The Catalan government's first satellite is scheduled to fly into orbit next Saturday, March 20, at 07:07 and 12 seconds, Spanish peninsular time. It will be launched at an altitude of 500 kilometres by a Russian Soyuz 2 launcher from the Baikonur Cosmodrome, a military site leased by the Kremlin from the Central Asian republic of Kazakhstan.
Financed with official funds amounting to 1.7 million euros, it is the starting point of a much more ambitious project that aims to invest around 18 million euros. These funds are intended to support the creation of a space sector that by 2025 will have achieved a turnover of 280 million euros and generated 1,200 new jobs.
This first satellite is part of the so-called Catalonia New Space Strategy approved on 27 October 2020. Its aim is to develop a business network made up of small companies dedicated to providing services based on small, low-cost and quick-to-manufacture spacecraft. The Catalan initiative is not a part of Spain's Space Strategy, simply because the government of Pedro Sánchez has not approved one.

The device that will become the pioneer of the Catalan autonomous region's New Space is a CubeSat 3U type nano-satellite, measuring 30x10x10 centimetres and weighing around ten kilos. It will be the first link in a future constellation of half a dozen platforms dedicated to establishing 5G connectivity, which the Catalan authorities intend to finance with the European Union's Next Generation funds dedicated to digitalisation, access to information and climate change mitigation.
The satellite that heads the future Spanish-registered fifth-generation communications constellation has been christened Enxaneta, the name given to the child that climbs to the top of a human tower called a castell (castle in Spanish) and raises its arm without the human group that supports it collapsing. The name Enxaneta is the result of a contest promoted by Infok, a news programme of the Catalan Government's TV3 television channel dedicated to the world of children.

The contracting of nano-satellite has not been carried out directly by the Autonomous Government of Catalonia or by the Department of Digital Policies and Public Administration headed by the Minister Jordí Puigneró.
The contractual stipulations have been materialised through the Institute for Space Studies of Catalonia (IEEC), a private foundation created in 1996 and dedicated to promoting and disseminating all kinds of activities, studies and projects related to technology and scientific research linked to space.
Funded by the Government of Catalonia, the Spanish National Research Council from the Ministry of Science and Innovation and the Universities of Barcelona, Autónoma de Barcelona and Politècnica de Catalunya, the IEEC's role in Enxaneta is to monitor and provide technical assessment of the entire project, including the reception of the data and its use.

IEEC's work consists of "acting as experts between the Government of Catalonia and the companies in charge of the projects," says director Ignacio Ribas.
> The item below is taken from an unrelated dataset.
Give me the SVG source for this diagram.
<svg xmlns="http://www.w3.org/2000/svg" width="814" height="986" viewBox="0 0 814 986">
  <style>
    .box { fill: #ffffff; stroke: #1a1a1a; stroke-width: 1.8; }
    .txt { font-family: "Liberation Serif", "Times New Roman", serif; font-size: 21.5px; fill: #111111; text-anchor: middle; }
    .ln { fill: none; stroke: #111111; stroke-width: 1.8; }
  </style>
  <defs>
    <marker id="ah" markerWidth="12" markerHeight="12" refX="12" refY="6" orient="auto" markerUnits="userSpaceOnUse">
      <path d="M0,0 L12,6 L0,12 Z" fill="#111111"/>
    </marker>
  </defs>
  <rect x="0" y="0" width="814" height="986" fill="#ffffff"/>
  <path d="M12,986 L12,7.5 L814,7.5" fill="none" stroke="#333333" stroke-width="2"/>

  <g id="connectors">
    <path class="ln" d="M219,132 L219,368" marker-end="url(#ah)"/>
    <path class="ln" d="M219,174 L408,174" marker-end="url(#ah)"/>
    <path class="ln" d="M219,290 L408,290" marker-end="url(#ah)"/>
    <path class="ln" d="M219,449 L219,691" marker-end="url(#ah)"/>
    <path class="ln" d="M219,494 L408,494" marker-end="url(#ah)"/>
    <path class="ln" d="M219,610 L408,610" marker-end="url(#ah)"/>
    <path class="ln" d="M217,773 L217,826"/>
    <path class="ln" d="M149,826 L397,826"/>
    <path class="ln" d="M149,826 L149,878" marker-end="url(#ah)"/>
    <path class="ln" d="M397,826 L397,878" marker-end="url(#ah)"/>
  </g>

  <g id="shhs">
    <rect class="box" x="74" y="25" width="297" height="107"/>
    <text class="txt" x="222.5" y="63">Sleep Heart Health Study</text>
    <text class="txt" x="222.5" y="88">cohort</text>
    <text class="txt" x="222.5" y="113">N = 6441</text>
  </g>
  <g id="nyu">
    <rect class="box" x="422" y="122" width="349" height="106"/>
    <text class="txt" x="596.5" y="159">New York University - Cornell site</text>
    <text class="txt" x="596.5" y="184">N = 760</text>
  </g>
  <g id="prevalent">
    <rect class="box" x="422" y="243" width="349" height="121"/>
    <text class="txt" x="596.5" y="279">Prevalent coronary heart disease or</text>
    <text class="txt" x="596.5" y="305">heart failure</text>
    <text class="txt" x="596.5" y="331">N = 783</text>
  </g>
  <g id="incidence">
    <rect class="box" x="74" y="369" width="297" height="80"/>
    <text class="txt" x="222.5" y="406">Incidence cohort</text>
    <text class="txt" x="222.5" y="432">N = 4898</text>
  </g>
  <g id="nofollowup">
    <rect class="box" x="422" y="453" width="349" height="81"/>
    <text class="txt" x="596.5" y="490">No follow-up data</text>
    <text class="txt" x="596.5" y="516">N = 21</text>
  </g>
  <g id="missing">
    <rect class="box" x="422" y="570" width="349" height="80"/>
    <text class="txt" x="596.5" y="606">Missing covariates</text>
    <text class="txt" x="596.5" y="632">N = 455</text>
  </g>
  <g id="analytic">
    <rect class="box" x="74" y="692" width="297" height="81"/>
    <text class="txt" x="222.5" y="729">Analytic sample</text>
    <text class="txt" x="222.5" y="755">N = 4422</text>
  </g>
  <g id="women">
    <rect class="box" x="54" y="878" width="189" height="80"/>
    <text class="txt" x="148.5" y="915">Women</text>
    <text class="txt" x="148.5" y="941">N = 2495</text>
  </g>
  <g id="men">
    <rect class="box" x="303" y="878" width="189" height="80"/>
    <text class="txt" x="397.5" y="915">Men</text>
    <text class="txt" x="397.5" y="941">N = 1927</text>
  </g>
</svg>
Among the plans is also to generate products and services that are of general interest, with the aim "for Catalonia to become a data provider on a global scale".
The company responsible for the design, development, manufacture and testing of the Enxaneta has been the British company Open Cosmos, which has carried out its tasks at its headquarters in Harwell, some 70 kilometres west of London, and Castelldefels, 26 kilometres from Barcelona.

The satellite will have an estimated operational lifetime ranging from four to five years. Once in space, its function will be to provide Internet of Things (IoT) connectivity services throughout Catalonia, a task that falls to the Spanish telecommunications operator Sateliot, which specialises in 5G technologies.
The station for monitoring, control and data reception has been set up at the Montsec Astronomical Observatory, some 70 kilometres north of Lleida and about 200 kilometres northwest of Barcelona. Information collected throughout Catalonia, including remote areas or areas without terrestrial communications networks, will be sent to the observatory twice a day.
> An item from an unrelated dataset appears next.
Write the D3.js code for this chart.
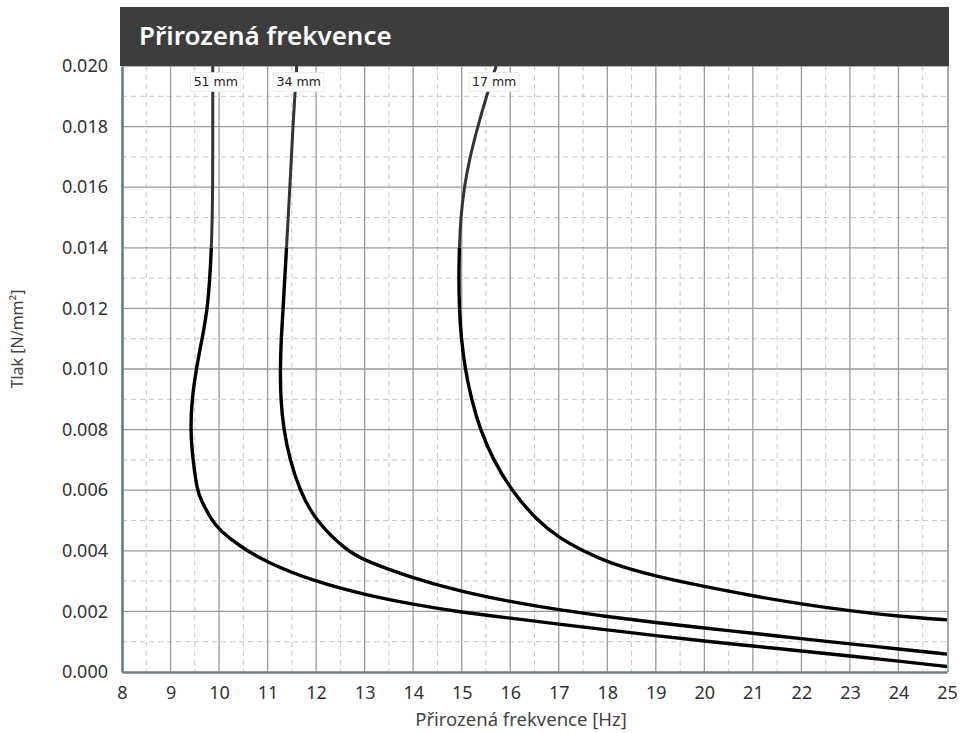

The Autonomous Community authorities are confident that Enxaneta will help determine the flow of water in rivers, monitor herds and wildlife, and collect data from weather stations located in places that are difficult to access. Once verified, the data will be sent to the different departments of the Autonomous Community for use.
Along with the Government of Catalonia's satellite, 37 other devices will travel into space, the largest of which is CAS500-1, a 500-kilogram electro-optical observation spacecraft from the Korea Aerospace Research Institute (KARI). The rest are small platforms from Argentina, Brazil, Canada, Canada, Germany, Hungary, Israel, Italy, Japan, the Netherlands, Slovakia, the UK and Thailand.
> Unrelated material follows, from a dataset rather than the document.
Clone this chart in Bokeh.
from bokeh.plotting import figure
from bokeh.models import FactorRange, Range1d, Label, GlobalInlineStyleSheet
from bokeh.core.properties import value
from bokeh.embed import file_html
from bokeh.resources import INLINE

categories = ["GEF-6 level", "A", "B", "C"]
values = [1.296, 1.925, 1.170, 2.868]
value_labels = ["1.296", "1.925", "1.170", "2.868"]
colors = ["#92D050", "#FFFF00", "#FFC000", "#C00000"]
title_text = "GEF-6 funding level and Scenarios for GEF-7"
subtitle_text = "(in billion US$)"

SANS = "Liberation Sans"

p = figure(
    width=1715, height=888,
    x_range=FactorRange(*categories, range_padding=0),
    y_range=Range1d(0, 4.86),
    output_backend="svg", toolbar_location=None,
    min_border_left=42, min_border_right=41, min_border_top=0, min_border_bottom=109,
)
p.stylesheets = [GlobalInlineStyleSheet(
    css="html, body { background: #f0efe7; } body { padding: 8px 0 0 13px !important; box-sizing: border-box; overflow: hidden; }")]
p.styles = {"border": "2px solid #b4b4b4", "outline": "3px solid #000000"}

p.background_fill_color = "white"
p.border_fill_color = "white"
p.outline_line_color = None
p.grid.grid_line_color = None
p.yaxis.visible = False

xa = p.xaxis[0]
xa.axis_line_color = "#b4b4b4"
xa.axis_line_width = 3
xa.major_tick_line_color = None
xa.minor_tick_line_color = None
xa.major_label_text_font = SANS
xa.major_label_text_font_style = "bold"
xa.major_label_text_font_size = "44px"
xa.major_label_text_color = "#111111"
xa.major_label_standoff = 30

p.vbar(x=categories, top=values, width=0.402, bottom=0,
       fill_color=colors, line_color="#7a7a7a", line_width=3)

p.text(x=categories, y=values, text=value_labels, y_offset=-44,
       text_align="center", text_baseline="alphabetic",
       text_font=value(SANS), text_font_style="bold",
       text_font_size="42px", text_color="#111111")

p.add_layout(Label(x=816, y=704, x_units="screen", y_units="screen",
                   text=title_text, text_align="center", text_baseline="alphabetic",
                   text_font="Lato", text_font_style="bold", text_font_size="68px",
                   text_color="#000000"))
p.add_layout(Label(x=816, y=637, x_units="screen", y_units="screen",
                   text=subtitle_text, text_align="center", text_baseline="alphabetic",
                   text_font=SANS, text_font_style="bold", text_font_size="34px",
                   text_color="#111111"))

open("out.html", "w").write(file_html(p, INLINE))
The Challenge One of the Tunisian company Telnet, a satellite similar to Enxaneta and also dedicated to the Internet of Things, is also travelling, which will serve as the basis for the creation of the space ecosystem for Tunisia and surrounding countries. On the same flight will ascend the DMSat-1 of the Emirates' Mohammed bin Rashid Space Centre, a mission that will use images in the visible and near-infrared bands to detect aerosols and greenhouse gases in the atmosphere of the Emirates; and Saudi Arabia's Najm-1, a small experimental Earth observation device.